What you are asked to do:
Compile every line that includes the word "this".

Available records:
- - - - -

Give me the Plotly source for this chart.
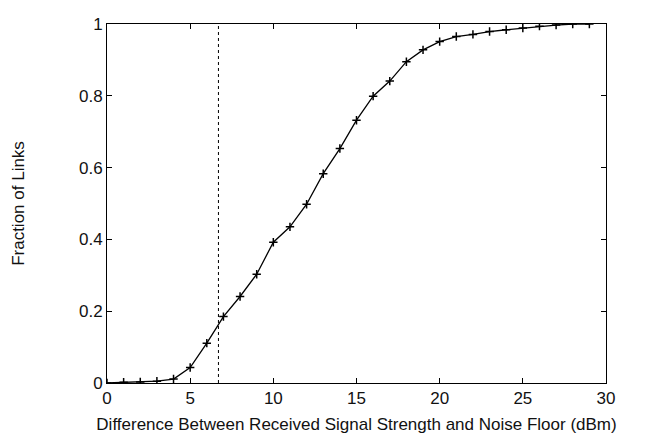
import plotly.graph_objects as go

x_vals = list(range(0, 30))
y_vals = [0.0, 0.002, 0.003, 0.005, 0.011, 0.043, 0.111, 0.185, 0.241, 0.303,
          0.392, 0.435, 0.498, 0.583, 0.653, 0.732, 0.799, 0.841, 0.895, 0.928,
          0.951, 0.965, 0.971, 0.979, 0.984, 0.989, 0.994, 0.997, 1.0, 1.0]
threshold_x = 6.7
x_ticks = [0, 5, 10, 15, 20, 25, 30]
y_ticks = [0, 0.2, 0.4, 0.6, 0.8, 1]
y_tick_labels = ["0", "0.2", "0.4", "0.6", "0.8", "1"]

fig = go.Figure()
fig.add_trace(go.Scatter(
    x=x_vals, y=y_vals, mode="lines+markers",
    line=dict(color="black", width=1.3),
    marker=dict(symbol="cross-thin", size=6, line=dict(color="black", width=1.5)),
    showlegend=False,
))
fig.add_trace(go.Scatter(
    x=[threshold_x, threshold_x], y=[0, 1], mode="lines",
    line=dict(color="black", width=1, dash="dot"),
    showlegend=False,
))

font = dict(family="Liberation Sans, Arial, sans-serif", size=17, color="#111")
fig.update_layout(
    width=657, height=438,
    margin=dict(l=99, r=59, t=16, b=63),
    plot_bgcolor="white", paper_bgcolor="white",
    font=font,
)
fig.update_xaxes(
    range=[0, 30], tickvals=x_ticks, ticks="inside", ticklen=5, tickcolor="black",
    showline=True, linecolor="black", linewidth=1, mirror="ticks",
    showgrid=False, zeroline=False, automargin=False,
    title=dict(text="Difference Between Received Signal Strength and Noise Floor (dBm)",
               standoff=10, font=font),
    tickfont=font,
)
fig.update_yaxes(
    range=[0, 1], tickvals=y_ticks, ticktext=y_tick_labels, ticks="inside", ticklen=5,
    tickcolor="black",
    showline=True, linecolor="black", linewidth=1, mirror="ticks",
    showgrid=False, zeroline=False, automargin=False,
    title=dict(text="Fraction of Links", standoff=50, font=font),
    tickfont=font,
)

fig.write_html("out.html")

- - - - -

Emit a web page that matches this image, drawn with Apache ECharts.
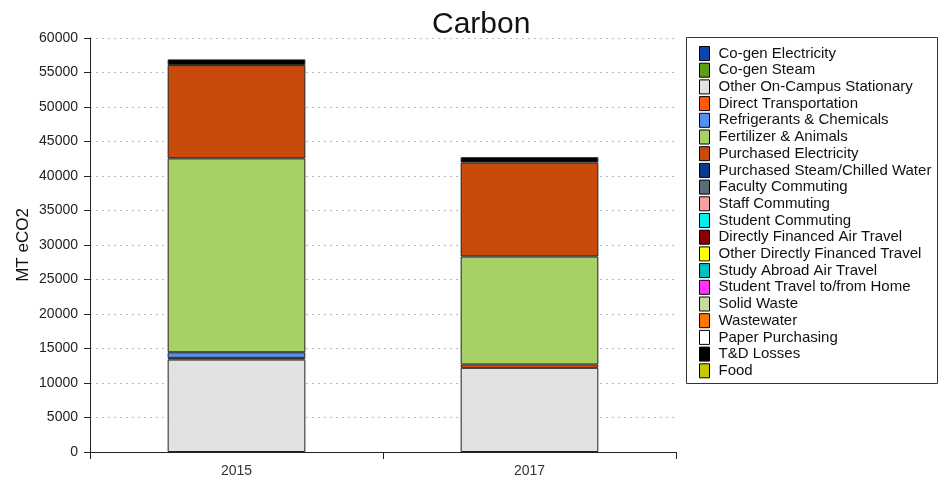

- - - - -

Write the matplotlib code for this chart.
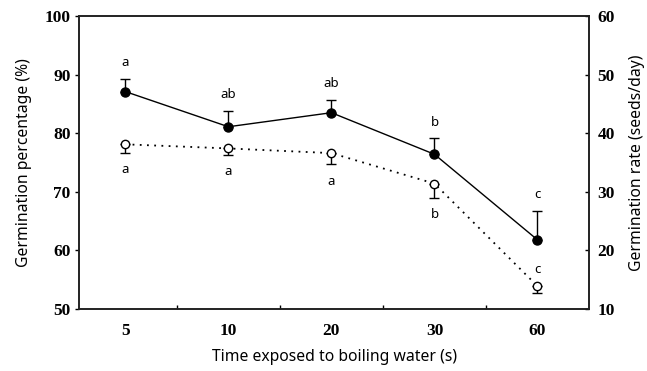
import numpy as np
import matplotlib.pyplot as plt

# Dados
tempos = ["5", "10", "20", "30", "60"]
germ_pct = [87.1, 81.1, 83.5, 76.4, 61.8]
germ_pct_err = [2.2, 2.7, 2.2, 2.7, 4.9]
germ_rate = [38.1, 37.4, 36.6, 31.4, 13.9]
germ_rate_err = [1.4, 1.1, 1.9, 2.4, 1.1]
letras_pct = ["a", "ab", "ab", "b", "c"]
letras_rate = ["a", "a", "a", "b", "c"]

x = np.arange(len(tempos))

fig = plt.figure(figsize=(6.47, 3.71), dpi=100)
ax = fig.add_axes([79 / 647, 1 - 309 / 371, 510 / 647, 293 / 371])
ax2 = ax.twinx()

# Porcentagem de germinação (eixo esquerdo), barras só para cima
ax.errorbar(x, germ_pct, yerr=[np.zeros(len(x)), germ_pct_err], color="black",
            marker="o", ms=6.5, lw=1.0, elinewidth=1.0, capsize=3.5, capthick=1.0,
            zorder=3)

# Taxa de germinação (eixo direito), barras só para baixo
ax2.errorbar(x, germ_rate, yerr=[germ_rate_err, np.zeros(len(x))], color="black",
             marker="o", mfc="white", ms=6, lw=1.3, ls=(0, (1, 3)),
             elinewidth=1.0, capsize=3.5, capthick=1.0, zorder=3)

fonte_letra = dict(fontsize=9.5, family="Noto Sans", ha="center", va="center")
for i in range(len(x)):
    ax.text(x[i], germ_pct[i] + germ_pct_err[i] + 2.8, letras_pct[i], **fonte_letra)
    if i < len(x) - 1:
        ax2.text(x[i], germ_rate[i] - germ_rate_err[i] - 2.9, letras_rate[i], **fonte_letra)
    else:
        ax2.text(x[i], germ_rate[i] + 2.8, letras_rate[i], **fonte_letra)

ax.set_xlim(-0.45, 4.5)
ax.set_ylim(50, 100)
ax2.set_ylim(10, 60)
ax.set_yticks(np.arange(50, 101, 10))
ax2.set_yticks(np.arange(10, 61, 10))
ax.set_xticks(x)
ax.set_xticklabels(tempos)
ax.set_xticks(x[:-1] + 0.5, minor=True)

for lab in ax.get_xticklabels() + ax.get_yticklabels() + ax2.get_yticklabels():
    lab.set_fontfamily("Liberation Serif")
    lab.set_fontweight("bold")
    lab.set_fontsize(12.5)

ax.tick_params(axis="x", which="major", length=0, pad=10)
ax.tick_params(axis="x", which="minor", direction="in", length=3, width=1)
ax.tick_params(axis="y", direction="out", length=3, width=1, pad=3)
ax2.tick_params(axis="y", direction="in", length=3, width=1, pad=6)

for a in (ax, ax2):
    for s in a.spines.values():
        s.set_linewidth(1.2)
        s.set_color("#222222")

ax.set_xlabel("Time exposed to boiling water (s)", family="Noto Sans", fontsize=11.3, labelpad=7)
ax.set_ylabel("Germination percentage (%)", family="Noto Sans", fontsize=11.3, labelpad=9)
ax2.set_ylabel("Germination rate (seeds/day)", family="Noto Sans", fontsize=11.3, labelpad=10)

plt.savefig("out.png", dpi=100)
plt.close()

- - - - -

Correct output:
Give me the Plotly source for this chart.
Emit a web page that matches this image, drawn with Apache ECharts.
Write the matplotlib code for this chart.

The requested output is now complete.